Bob DuCharme, who has recently been exploring a variety of triple stores, has an insightful post up asking questions about the idea of named graphs in RDF stores. Since the Open Anzo repository is based around named graphs (as are all Cambridge Semantics’ products based on Open Anzo such as Anzo for Excel), I thought I’d take a stab at giving our answers to Bob’s questions:
1. If graph membership is implemented by using the fourth part of a quad to name the graph that the triple belongs to, then a triple can only belong directly to one graph, right?
This is correct. In Open Anzo, triples are really quads, in that every subject-predicate-object triple has a fourth component, a URI that designates the named graph of the triple. The named graph with URI u comprises all of the triples (quads) that have u as their fourth component.
Of course, this means that the same triple (subject-predicate-object) can exist in multiple named graphs. In such a case, each such triple is distinct from the others; it can be removed from one named graph independently of its presence in other named graphs.
2. I say "belong directly" because I'm thinking that a graph can belong to another graph. If so, how would this be indicated? Is there some specific predicate to indicate that graph x belongs to graph y?
Open Anzo has no concept of nesting graphs or graph hierarchies. The URI of a named graph can be used as the subject or object of a triple just like any other URI, with a meaning specific to whatever predicate is being used. So two graphs can be related by means of ordinary triples, but there is no special support for any such constructs.
3. If we're going to use named graphs to track provenance, then it would make sense to assign each batch of data added to my triplestore to its own graph. Let's say that after a while I have thousands of graphs, and I want to write a SPARQL query whose scope is 432 of those graphs. Do I need 432 "FROM NAMED" clauses in my query? (Let's assume that I plan to query those same 432 multiple times.)
There are a couple of points here.
- First, for Open Anzo at least, it's up to the application developer how to group triples into named graphs. I don't think we've ever ourselves used the scheme you suggest (everything updated at once is a named graph), but you could if you wanted. Instead, named graphs tend to collect triples that represent a reasonably core object in the application's domain of discourse.
- Open Anzo does use named graphs for provenance. Named graphs are the basic unit for:
- Versioning. When one or more triples in a named graph are updated, the entire graph is versioned. Open Anzo tracks the modification time and the user that instigated the change, and also provides an API for getting at previous revisions of a graph. (Graphs can also be explicitly created that do not keep track of revisions. Those still track the last updated on and last updated by bits of provenance.)
- Access control. Control of who can read, write, remove, or change permissions on RDF data in Open Anzo is attached strictly at the named-graph level. This tends to work nicely with the general modeling approach that lets a named graph represent a conceptual entity.
- Replication. Client applications can maintain local replicas of data from an Open Anzo server. Replication occurs at the level of a named graph.

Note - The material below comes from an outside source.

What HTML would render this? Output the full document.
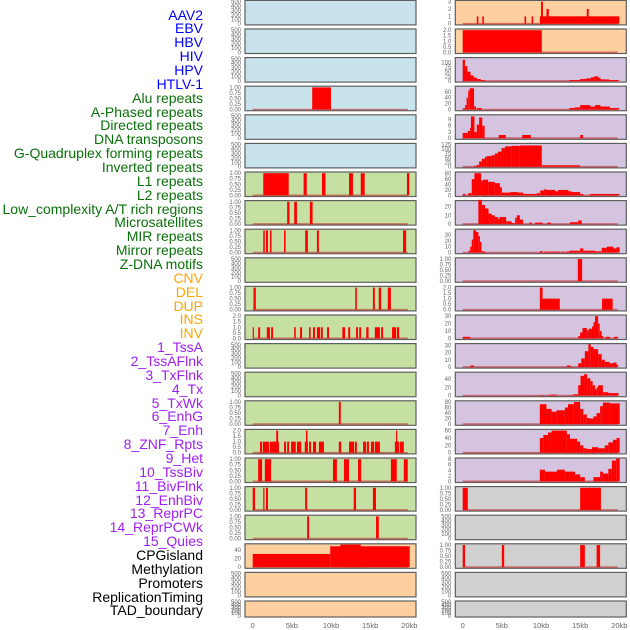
<!DOCTYPE html>
<html><head><meta charset="utf-8">
<style>
html,body{margin:0;padding:0;background:#fff;}
#wrap{position:relative;width:630px;height:630px;overflow:hidden;}
.lbl{position:absolute;right:427px;font-family:"Liberation Sans",sans-serif;font-size:14px;line-height:14px;white-space:nowrap;}
svg{position:absolute;left:0;top:0;}
</style></head><body>
<div id="wrap">
<svg id="chart" width="630" height="630"></svg>
</div>
<script>
const labels = ["AAV2","EBV","HBV","HIV","HPV","HTLV-1","Alu repeats","A-Phased repeats","Directed repeats","DNA transposons","G-Quadruplex forming repeats","Inverted repeats","L1 repeats","L2 repeats","Low_complexity A/T rich regions","Microsatellites","MIR repeats","Mirror repeats","Z-DNA motifs","CNV","DEL","DUP","INS","INV","1_TssA","2_TssAFlnk","3_TxFlnk","4_Tx","5_TxWk","6_EnhG","7_Enh","8_ZNF_Rpts","9_Het","10_TssBiv","11_BivFlnk","12_EnhBiv","13_ReprPC","14_ReprPCWk","15_Quies","CPGisland","Methylation","Promoters","ReplicationTiming","TAD_boundary"];
const labelGroups = [6,13,5,15,5];
const groupColors = ["#0000ff","#0a700a","#ffa500","#a020f0","#000000"];

const xTicks = [0,5,10,15,20];
const xTickLabels = ["0","5kb","10kb","15kb","20kb"];

const E = [0,100,200,300,400,500];
const U = [0,0.25,0.5,0.75,1.0];
const leftBg = ["b","b","b","b","b","b","g","g","g","g","g","g","g","g","g","g","g","g","g","p","p","p"];
const rightBg = ["p","p","l","l","l","l","l","l","l","l","l","l","l","l","l","l","l","y","y","y","y","y"];
const leftTicks = [E,E,E,U,E,E,U,U,U,E,U,[0,0.5,1,1.5,2],E,E,U,[0,0.5,1,1.5,2],U,U,U,[0,20,40],E,E];
const leftMax = [500,500,500,1,500,500,1,1,1,500,1,2,500,500,1,2,1,1,1,52,500,500];
const rightTicks = [[0,1,2,3],[0,0.5,1,1.5,2],[0,25,50,75,100],[0,20,40,60],[0,3,6,9],[0,25,50,75,100,125],[0,20,40,60,80],[0,10,20],[0,10,20,30],U,[0,0.5,1,1.5,2],[0,10,20,30],[0,10,20,30],[0,20,40],[0,20,40,60,80],[0,20,40,60],[0,2,4,6,8],U,E,U,E,E];
const rightMax = [3,2,120,75,10.7,125,82,25.7,37.7,1,2,30,31,54,80,60,8,1,500,1,500,500];

const leftSegs = [
 [],[],[],
 [[7.6,10.0,1]],
 [],[],
 [[1.35,4.6,1],[6.5,6.9,1],[8.85,9.3,1],[12.3,12.8,1],[13.8,14.3,1],[19.7,20,1]],
 [[4.4,4.7,1],[5.3,5.65,1],[7.3,7.65,1]],
 [[1.35,1.55,1],[1.7,1.95,1],[2.2,2.4,1],[4.0,4.2,1],[6.7,7.05,1],[8.2,8.45,1],[19.2,19.6,1]],
 [],
 [[0.1,0.4,1],[13.1,13.3,1],[15.35,15.6,1],[16.1,16.4,1],[17.25,17.65,1]],
 [[0,0.15,1],[0.7,0.95,1],[1.8,2.2,1],[2.35,2.6,1],[5.3,5.5,1],[6.05,6.3,1],[7.2,7.4,1],[7.7,7.95,1],[8.2,8.6,1],[8.7,8.95,1],[9.5,9.75,1],[11.45,11.8,1],[12.2,12.45,1],[13.2,13.45,1],[13.6,13.85,1],[14.5,14.8,1],[15.6,16.25,1],[16.4,16.65,1],[17.8,18.3,1],[18.4,18.7,1]],
 [],[],
 [[11.0,11.25,1]],
 [[0.93,1.2,1],[1.3,2.1,1],[2.2,3.35,1],[4.0,4.25,1],[4.4,4.65,1],[4.9,5.5,1],[5.65,6.2,1],[6.65,7.05,1],[7.2,7.45,1],[7.7,8.1,1],[8.45,9.1,1],[11.0,11.3,1],[12.3,12.95,1],[13.05,13.3,1],[14.1,14.5,1],[14.6,14.85,1],[15.1,15.5,1],[15.6,16.25,1],[18.15,18.7,1],[18.8,19.3,1],[3.0,3.25,2],[6.8,7.0,2],[18.3,18.45,2]],
 [[0.7,1.2,1],[1.55,2.35,1],[10.25,10.75,1],[11.65,12.3,1],[13.45,13.85,1],[17.65,18.4,1],[19.3,19.8,1]],
 [[0,0.3,1],[1.35,1.5,1],[1.7,1.95,1],[6.7,6.95,1],[12.9,13.2,1],[15.35,15.75,1]],
 [[6.95,7.2,1],[15.75,16.1,1]],
 [[0,9.9,31],[9.9,20.05,49],[11.2,13.8,53]],
 [],[]
];

const rightSegs = [
 [[1.8,2.0,1],[2.5,2.7,1],[7.9,8.1,1],[8.8,9.0,1],[9.85,20,1],[10.0,10.25,3],[10.7,11.0,2],[15.85,16.1,2]],
 [[0,10.1,2]],
 [[0,0.3,115],[0.3,0.6,80],[0.6,1.0,50],[1.0,1.4,30],[1.4,1.8,18],[1.8,2.3,10],[2.3,2.8,5],[13.6,15.0,5],[15.0,15.8,10],[15.8,16.4,14],[16.4,16.8,20],[16.8,17.3,25],[17.3,17.6,18],[17.6,18.7,8],[18.7,20,5]],
 [[0,0.3,4],[0.3,0.5,15],[0.5,0.7,40],[0.7,0.9,65],[0.9,1.45,72],[1.45,1.7,10],[1.8,2.4,5],[13.6,14.3,5],[14.3,15.0,7],[15.0,16.3,15],[16.3,16.9,10],[16.9,17.6,15],[17.6,18.8,10],[18.8,20,5]],
 [[0,0.65,2.5],[0.65,0.95,3.5],[0.95,1.05,5],[1.05,1.5,10.5],[1.5,1.8,3],[1.8,2.1,6.5],[2.1,2.5,10],[2.5,2.8,6],[4.6,5.5,1.5],[7.6,8.7,1.5],[15.0,15.35,1.5]],
 [[1.45,1.8,5],[1.8,2.1,10],[2.1,2.45,30],[2.45,2.85,45],[2.85,3.05,55],[3.05,3.7,60],[3.7,4.1,65],[4.1,4.5,75],[4.5,4.95,85],[4.95,5.4,105],[5.4,6.25,115],[6.25,7.3,118],[7.3,10.1,120],[10.1,15.0,8]],
 [[0,0.3,5],[0.7,1.15,8],[1.15,1.5,60],[1.5,2.35,82],[2.35,2.6,55],[2.6,3.25,58],[3.25,4.1,50],[4.1,4.75,45],[4.75,5.0,30],[5.0,6.05,10],[6.05,7.05,12],[7.05,7.75,10],[7.75,9.45,5],[9.45,9.9,8],[9.9,10.4,18],[10.4,10.7,22],[10.7,11.8,20],[11.8,12.2,15],[12.2,13.5,20],[13.5,13.9,15],[13.9,15.0,12],[15.0,15.4,5],[16.25,17.55,5],[17.55,20.05,5]],
 [[2.0,2.45,28],[2.45,2.85,22],[2.85,3.3,18],[3.3,3.7,12],[3.7,4.1,10],[4.1,4.5,8],[4.5,4.7,6],[4.7,5.1,8],[5.1,5.55,8],[5.55,6.25,3],[6.25,6.7,1],[6.7,6.9,7],[6.9,7.3,10],[7.3,7.7,5],[8.5,8.8,1.5],[9.25,10.2,1.5],[10.8,11.25,1.5],[13.7,14.75,2],[14.75,15.2,4]],
 [[0.75,0.95,3],[0.95,1.15,10],[1.15,1.35,22],[1.35,1.7,38],[1.7,2.0,35],[2.0,2.2,28],[2.2,2.4,18],[2.4,2.85,2],[9.9,10.2,2.5],[10.4,12.45,1.5],[12.6,13.0,1.5],[13.1,13.6,1.5],[13.6,15.0,3],[15.0,15.4,7],[15.4,16.9,3],[16.9,17.75,2],[17.75,18.4,8],[18.4,19.25,10],[19.25,19.65,7],[19.65,20.05,9]],
 [[14.7,15.25,1]],
 [[9.85,10.2,2],[10.2,12.4,1],[17.8,19.15,1]],
 [[0,0.95,2],[14.75,15.0,3],[15.0,15.3,8],[15.3,15.85,14],[15.85,16.1,11],[16.1,16.5,13],[16.5,16.7,16],[16.7,16.9,22],[16.9,17.3,30],[17.3,17.5,20],[17.5,17.75,10],[17.75,17.95,3],[18.25,18.8,2],[19.3,19.85,2]],
 [[1.0,1.45,2],[13.3,13.8,2],[14.75,15.15,5],[15.15,15.6,12],[15.6,16.05,22],[16.05,16.35,32],[16.35,16.7,28],[16.7,17.3,25],[17.3,17.75,18],[17.75,18.15,10],[18.15,18.8,7],[18.8,19.2,5],[19.2,19.65,6],[19.65,19.85,3]],
 [[9.85,10.4,1],[11.0,12.0,2],[13.6,14.1,1],[14.1,14.75,3],[14.75,15.05,25],[15.05,15.5,48],[15.5,15.9,52],[15.9,16.3,42],[16.3,16.6,35],[16.6,16.9,25],[16.9,17.1,15],[17.1,17.3,20],[17.3,17.9,25],[17.9,18.6,8],[18.6,19.2,6],[19.2,19.9,6]],
 [[9.85,10.7,72],[10.7,11.35,55],[11.35,12.0,45],[12.0,13.05,50],[13.05,13.45,60],[13.45,14.2,72],[14.2,15.0,80],[15.0,15.4,55],[15.4,15.85,35],[15.85,16.25,22],[16.25,16.7,20],[16.7,17.1,28],[17.1,17.55,40],[17.55,17.9,65],[17.9,18.8,78],[18.8,20.05,75]],
 [[9.85,10.3,40],[10.3,10.9,48],[10.9,11.35,55],[11.35,13.3,60],[13.3,13.7,50],[13.7,14.6,38],[14.6,15.0,30],[15.0,15.4,20],[15.4,15.85,12],[15.85,16.5,10],[16.5,17.3,15],[17.3,18.15,12],[18.15,18.6,20],[18.6,19.2,28],[19.2,19.65,35],[19.65,20.05,40]],
 [[9.85,10.5,4.2],[10.5,12.05,3.5],[12.05,13.05,4.2],[13.05,14.35,3.5],[14.35,15.0,2.5],[15.0,15.6,1.5],[16.7,17.55,1.5],[17.55,17.9,3.5],[17.9,18.6,2.8],[18.6,19.05,4.5],[19.05,19.6,7.5],[19.6,20.05,8.2]],
 [[0,0.65,1],[15.0,17.65,1]],
 [],
 [[0,0.3,1],[5.0,5.3,1],[15.0,15.6,1],[17.1,17.55,1]],
 [],[]
];

const NS = "http://www.w3.org/2000/svg";
const svg = document.getElementById("chart");
const wrap = document.getElementById("wrap");
const bgColors = {b:"#c8e3eb",g:"#c6e0a4",p:"#fecf9f",l:"#d5c4e0",y:"#d0d0d0"};
const cols = [{left:245,right:416,x0:252.7,x20:409.3},{left:455.3,right:626.3,x0:462.7,x20:619.3}];
function xScale(c,kb){return cols[c].x0 + kb*(cols[c].x20-cols[c].x0)/20;}
function rowTop(i){return 0.4 + 28.6*i;}
function rowH(i){return i===21?16:24.5;}
function yScale(i,vmax,v){const t=rowTop(i)+1.2,b=rowTop(i)+rowH(i)-1.2;return b-(v/vmax)*(b-t);}
function mk(tag,attrs){const e=document.createElementNS(NS,tag);for(const k in attrs)e.setAttribute(k,attrs[k]);svg.appendChild(e);return e;}
function fmt(t,ticks){const mx=ticks[ticks.length-1];if(mx===1)return t.toFixed(2);if(mx===2)return t.toFixed(1);return String(t);}

function drawPanel(c,i,bg,ticks,vmax,segs){
  const L=cols[c].left,R=cols[c].right,T=rowTop(i),H=rowH(i);
  const r=mk("rect",{x:L,y:T,width:R-L,height:H,fill:bgColors[bg],stroke:"#5f5f5f","stroke-width":1.2});
  
  
  ticks.forEach(t=>{
    const tx=mk("text",{x:L-4,y:yScale(i,vmax,t)+2,"text-anchor":"end","font-family":"Liberation Sans, sans-serif","font-size":6,fill:"#666"});
    tx.textContent=fmt(t,ticks);
    
    
  });
  if(segs.length){
    const base=yScale(i,vmax,0);
    const ln=mk("line",{x1:xScale(c,0),x2:xScale(c,19.8),y1:base,y2:base,stroke:"rgba(190,30,30,0.55)","stroke-width":1.6});
    
    
  }
  segs.forEach(s=>{
    const x1=xScale(c,s[0]),x2=xScale(c,s[1]),y=yScale(i,vmax,s[2]),b=yScale(i,vmax,0);
    const br=mk("rect",{x:x1,y:y,width:Math.max(1.2,x2-x1),height:b-y,fill:"#ff0000"});
    
    
  });
}
for(let i=0;i<22;i++){
  drawPanel(0,i,leftBg[i],leftTicks[i],leftMax[i],leftSegs[i]);
  drawPanel(1,i,rightBg[i],rightTicks[i],rightMax[i],rightSegs[i]);
}
for(let c=0;c<2;c++){
  xTicks.forEach((t,k)=>{
    const tx=mk("text",{x:xScale(c,t),y:628,"text-anchor":"middle","font-family":"Liberation Sans, sans-serif","font-size":7.5,fill:"#666"});
    tx.textContent=xTickLabels[k];
    
    
  });
}
let idx=0;
labelGroups.forEach((n,g)=>{
  for(let k=0;k<n;k++){
    const d=document.createElement("div");
    d.className="lbl";
    d.style.top=(15+13.86*idx-7.5)+"px";
    d.style.color=groupColors[g];
    d.textContent=labels[idx];
    
    
    wrap.appendChild(d);
    idx++;
  }
});
</script>
</body></html>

- Second, it's worth noting that Open Anzo adds a bit of infrastructure for handling this sort of provenance. Each named graph in an Open Anzo repository has an associated metadata graph. The system manages the triples in the metadata graph, which can include access control data, provenance data, version histories, associated ontological elements, and more. This lets all of the provenance information be treated as RDF without conflating it with user/application-created triples.
- Third, regarding the challenge of handling queries that need to span hundreds or thousands of named graphs: As Bob observed, this is a common situation when you are basing a store around named graphs. The Open Anzo approach to this problem is to introduce the idea of a named dataset. A named dataset is a URI-identified collection of graphs. (Technically, it's two collections of graphs, representing both the default and named graph elements of a SPARQL query.) Glitter, the Open Anzo SPARQL engine, extends SPARQL with a FROM DATASET <u> clause that scopes the query to the graphs contained in the referenced named dataset, u. Currently, named datasets explicitly enumerate their constituent graphs. There's no reason, however, that the same approach could not be used along with other methods of identifying the dataset's graph contents, such as URI patterns or a query.
All in all, we find the named graph model to be extremely empowering when building applications based on RDF. It gives a certain degree of scaffolding that allows all sorts of engineering and user experience flexibility. At a high level, we approach named graphs in a similar fashion to how we approach ontologies. We find both constructs useful for dealing with large amounts of RDF in practical enterprise environments, for engineering various ways of partitioning and understanding the data throughout the software stack. In the end, the named graph model goes to the heart of a few of RDF's core value propositions: agility and expressivity of the data model and adaptability of software built upon it.